On the other hand there are developing markets like Indonesia, Thailand, and the Philippines where the population is growing, but the Internet penetration is still quite low. Lower than a lot of people think. Here, we still need to apply mixed methodology, and what we do really depends on what audience we're trying to reach. As a result, B2B and elderly audiences are easier to approach in countries like Korea or Japan, but it could be very hard in the Philippines, Vietnam, or Thailand.

Additionally, it's easy to forget how small a market countries like Singapore, Hong Kong, or even Australia actually are. The same sampling plan wouldn't really apply compared to the U.S., UK or other major Western countries. So, we really need to be aware of that.

 

Q

What are some key challenges for designing effective surveys in the APAC region? 

 

Q-2

Rie Nagai: One of the major challenges is the difference in sensitive topics in APAC. It might not come across as sensitive in countries like the US or UK, but healthcare projects are a great example. A lot of the survey respondents in Japan or Korea, for example, take such questions quite personally. So, response rates could be a lot lower than you might expect.

Political questions in countries like China, Hong Kong, Singapore and Taiwan can be very tricky as well. Panel providers can receive a lot of complaints by asking the wrong questions. Certain domains can potentially get banned if the survey includes political content.

Religion is the same, especially in Indonesia and Malaysia, or other predominantly Muslim countries. Alcohol-related content would, for example, be considered insensitive. That type of cultural sensitivity can be challenging for companies not accustomed to these differences.

Jeff Gerken: There are also the national holidays, which vary from those celebrated in the U.S. or UK. For example, Christmas is a relatively minor holiday in APAC, but New Year's celebrations can shut down a country for a week or more.

Internet bandwidth is a big issue as well. When clients ask how they should write their questionnaires, more than 10 minutes is too long. Because most people will be doing these on a mobile device, and with the internet bandwidth variability going from .5 MBs up to 15 MBs within a 10 minute span, long surveys are a problem. You will see a lot of drop off.

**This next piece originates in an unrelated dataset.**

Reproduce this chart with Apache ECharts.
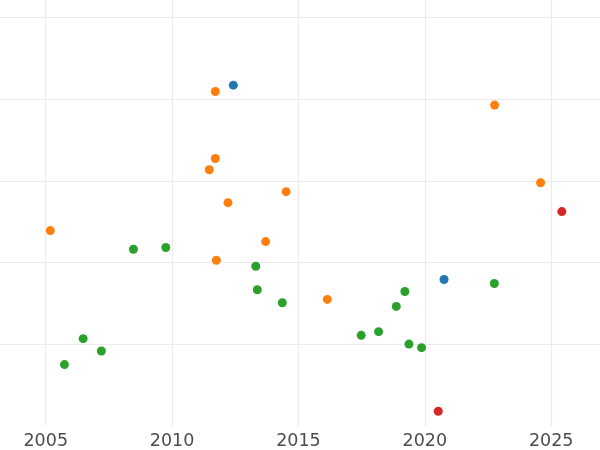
<!DOCTYPE html>
<html>
<head>
<meta charset="utf-8">
<script src="https://cdn.jsdelivr.net/npm/echarts@6/dist/echarts.min.js"></script>
<style>html,body{margin:0;padding:0;background:#fff}#c{width:600px;height:450px}</style>
</head>
<body>
<div id="c"></div>
<script>
// Blue group
const blueX = [2012.42, 2020.76];
const blueY = [4.173, 1.794];
// Orange group
const orangeX = [2011.71, 2011.71, 2011.47, 2014.51, 2022.76, 2024.58, 2012.21, 2005.18, 2013.70, 2011.75, 2016.14];
const orangeY = [4.095, 3.276, 3.138, 2.869, 3.929, 2.979, 2.735, 2.393, 2.258, 2.030, 1.550];
// Green group
const greenX = [2008.47, 2009.75, 2013.31, 2013.37, 2014.36, 2022.75, 2019.21, 2018.87, 2017.48, 2018.17, 2019.37, 2019.87, 2006.48, 2007.20, 2005.74];
const greenY = [2.164, 2.185, 1.956, 1.668, 1.509, 1.745, 1.647, 1.464, 1.110, 1.155, 1.003, 0.959, 1.069, 0.918, 0.752];
// Red group
const redX = [2025.42, 2020.53];
const redY = [2.625, 0.181];

const xTicks = [2005, 2010, 2015, 2020, 2025];

function pts(xs, ys) { return xs.map((x, i) => [x, ys[i]]); }

const chart = echarts.init(document.getElementById('c'), null, {renderer: 'canvas'});
chart.setOption({
  animation: false,
  backgroundColor: '#ffffff',
  grid: {left: 0, right: 0, top: 0, bottom: 23, containLabel: false},
  xAxis: {
    type: 'value',
    min: 2003.19,
    max: 2026.93,
    axisLine: {show: false},
    axisTick: {show: false},
    axisLabel: {
      showMinLabel: false, showMaxLabel: false,
      color: '#4d4d4d', fontSize: 17.5, fontFamily: 'DejaVu Sans', margin: 6,
      formatter: v => xTicks.includes(Math.round(v)) ? String(Math.round(v)) : ''
    },
    splitLine: {show: true, showMinLine: false, showMaxLine: false, lineStyle: {color: '#ebebeb', width: 1.2}}
  },
  yAxis: {
    type: 'value',
    min: 0,
    max: 5.216,
    interval: 1,
    axisLine: {show: false},
    axisTick: {show: false},
    axisLabel: {show: false},
    splitLine: {show: true, showMinLine: false, showMaxLine: false, lineStyle: {color: '#ebebeb', width: 1.2}}
  },
  series: [
    {name: 'blue', type: 'scatter', symbolSize: 9, itemStyle: {color: '#1f77b4', opacity: 1}, data: pts(blueX, blueY)},
    {name: 'orange', type: 'scatter', symbolSize: 9, itemStyle: {color: '#ff7f0e', opacity: 1}, data: pts(orangeX, orangeY)},
    {name: 'green', type: 'scatter', symbolSize: 9, itemStyle: {color: '#2ca02c', opacity: 1}, data: pts(greenX, greenY)},
    {name: 'red', type: 'scatter', symbolSize: 9, itemStyle: {color: '#d62728', opacity: 1}, data: pts(redX, redY)}
  ]
});
</script>
</body>
</html>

Especially in countries like China where a lot of people are on VPNs that go in and out, it's something to really take into consideration when you're writing those surveys. You also have to keep everything mobile friendly because that's how a lot of people access surveys, even if it's not intended to be a mobile survey. 

 

Q

Any thoughts on the various websites that have been banned in China? How does that affect our ability to engage those participants?

 

Q-2

Rie Nagai: Being a communist country, China has banned more than 5,000 websites including Facebook, Twitter, Google, YouTube, and a lot of other very large sites. These sites are not accessible except via VPN, so adding YouTube hosted video to content will no work properly in China. Additionally, the social media and news media usage rates won't be proportional to other market trends.

Jeff Gerken: There are a lot of companies that claim to do sample in APAC, but unfortunately there’s a lot of aggregating going on. There's a lot of sample being pulled off of exchanges, and people and companies that don't really understand where the sample is coming from. And so it's really important that you work with a provider that understands APAC. Otherwise you're going to get this river of sample coming in.

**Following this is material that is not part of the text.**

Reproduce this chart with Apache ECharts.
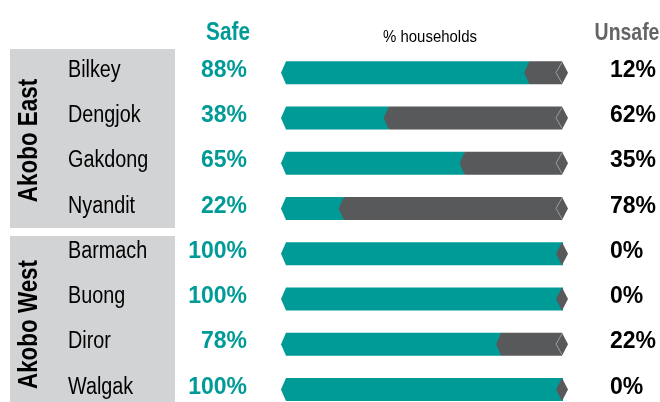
<!DOCTYPE html>
<html>
<head>
<meta charset="utf-8">
<script src="https://cdn.jsdelivr.net/npm/echarts@6/dist/echarts.min.js"></script>
<style>
  html, body { margin: 0; padding: 0; background: #fff; }
  #main { width: 660px; height: 402px; }
</style>
</head>
<body>
<div id="main"></div>
<script>
// values
const villages = ['Bilkey', 'Dengjok', 'Gakdong', 'Nyandit', 'Barmach', 'Buong', 'Diror', 'Walgak'];
const safe = [88, 38, 65, 22, 100, 100, 78, 100];
const unsafe = [12, 62, 35, 78, 0, 0, 22, 0];
const groupNames = ['Akobo East', 'Akobo West'];
const groupStart = [0, 4];
const groupEnd = [3, 7];

const TEAL = '#009b97';
const DARK = '#58595b';
const PANEL = '#d2d3d5';
const FONT = '"Liberation Sans", Arial, sans-serif';

let myChart = echarts.init(document.getElementById('main'));

// narrow text: liberation sans squeezed horizontally (no Arial Narrow here)
function narrowText(x, y, text, font, fill, align, sx, rot) {
  return {
    type: 'text', x: x, y: y, scaleX: sx, rotation: rot || 0,
    style: { x: 0, y: 0, text: text, font: font, fill: fill, align: align, verticalAlign: 'middle' }
  };
}

function renderBar(params, api) {
  let idx = api.value(0);
  let s = api.value(1);
  let u = api.value(2);
  let c = api.coord([0, idx]);
  let cy = c[1];
  let h = 23;
  let top = cy - h / 2, bot = cy + h / 2;
  let x0 = c[0];
  let xs = api.coord([s, idx])[0];
  let x100 = api.coord([100, idx])[0];
  let cs = params.coordSys;
  let kids = [];
  kids.push({
    type: 'polygon',
    shape: { points: [[x0, cy], [x0 + 5, top], [xs + 1, top], [xs + 1, bot], [x0 + 5, bot]] },
    style: { fill: TEAL }
  });
  if (u > 0) {
    kids.push({
      type: 'polygon',
      shape: { points: [[xs - 4, cy], [xs + 1, top], [x100, top], [x100, bot], [xs + 1, bot]] },
      style: { fill: DARK }
    });
  }
  kids.push({
    type: 'polygon',
    shape: { points: [[x100 - 6, cy], [x100, top], [x100 + 6, cy], [x100, bot]] },
    style: { fill: DARK }
  });
  if (u > 0) {
    kids.push({
      type: 'polyline',
      shape: { points: [[x100, top + 1], [x100 - 6, cy], [x100, bot - 1]] },
      style: { stroke: '#9c9d9f', lineWidth: 1, fill: null }
    });
  }
  kids.push(narrowText(68, cy - 2, villages[idx], '23px ' + FONT, '#000', 'left', 0.86));
  kids.push({
    type: 'text',
    style: {
      x: cs.x - 34, y: cy - 2, text: s + '%', align: 'right', verticalAlign: 'middle',
      font: 'bold 23px ' + FONT, fill: TEAL
    }
  });
  kids.push({
    type: 'text',
    style: {
      x: cs.x + cs.width + 48, y: cy - 2, text: u + '%', align: 'left', verticalAlign: 'middle',
      font: 'bold 23px ' + FONT, fill: '#000'
    }
  });
  return { type: 'group', children: kids };
}

function renderPanel(params, api) {
  let i = params.dataIndex;
  let band = api.size([0, 1])[1];
  let yTop = api.coord([0, api.value(0)])[1] - band / 2;
  let yBot = api.coord([0, api.value(1)])[1] + band / 2;
  let y0 = i === 0 ? yTop - 1 : yTop + 5;
  let y1 = yBot - 3;
  return {
    type: 'group',
    children: [
      { type: 'rect', shape: { x: 10, y: y0, width: 165, height: y1 - y0 }, style: { fill: PANEL } },
      narrowText(30, (y0 + y1) / 2 + 2, groupNames[i], 'bold 27px ' + FONT, '#000', 'center', 0.83, Math.PI / 2)
    ]
  };
}

let option = {
  animation: false,
  grid: { left: 281, top: 50, width: 281, height: 362, outerBoundsMode: 'none', containLabel: false },
  xAxis: {
    type: 'value', min: 0, max: 100, show: false
  },
  yAxis: {
    type: 'category',
    data: villages,
    inverse: true,
    show: false
  },
  graphic: [
    narrowText(228, 33, 'Safe', 'bold 25px ' + FONT, TEAL, 'center', 0.83),
    narrowText(430, 37, '% households', '17px ' + FONT, '#000', 'center', 0.88),
    narrowText(627, 33, 'Unsafe', 'bold 24px ' + FONT, '#636466', 'center', 0.81)
  ],
  series: [
    {
      type: 'custom',
      z: 1,
      renderItem: renderPanel,
      data: groupStart.map((s, i) => [s, groupEnd[i]]),
      encode: { y: [0, 1] },
      silent: true,
      clip: false
    },
    {
      type: 'custom',
      z: 3,
      renderItem: renderBar,
      data: villages.map((v, i) => [i, safe[i], unsafe[i]]),
      encode: { y: 0, x: [1, 2] },
      clip: false
    }
  ]
};

option && myChart.setOption(option);
</script>
</body>
</html>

Trying to enable fraud mitigation factors, and trying to figure out what's real and what's not can be really tough. Innovate has done a fantastic job of bringing people like myself and Rie in, who understand the industry and work with in-country providers. We can have a one-on-one conversation with them and our vetting process at Innovate is intense. What we expect from our providers and what we put them through to make sure that what they're giving us is real, and is going to benefit our clients, is exceptionally rigid.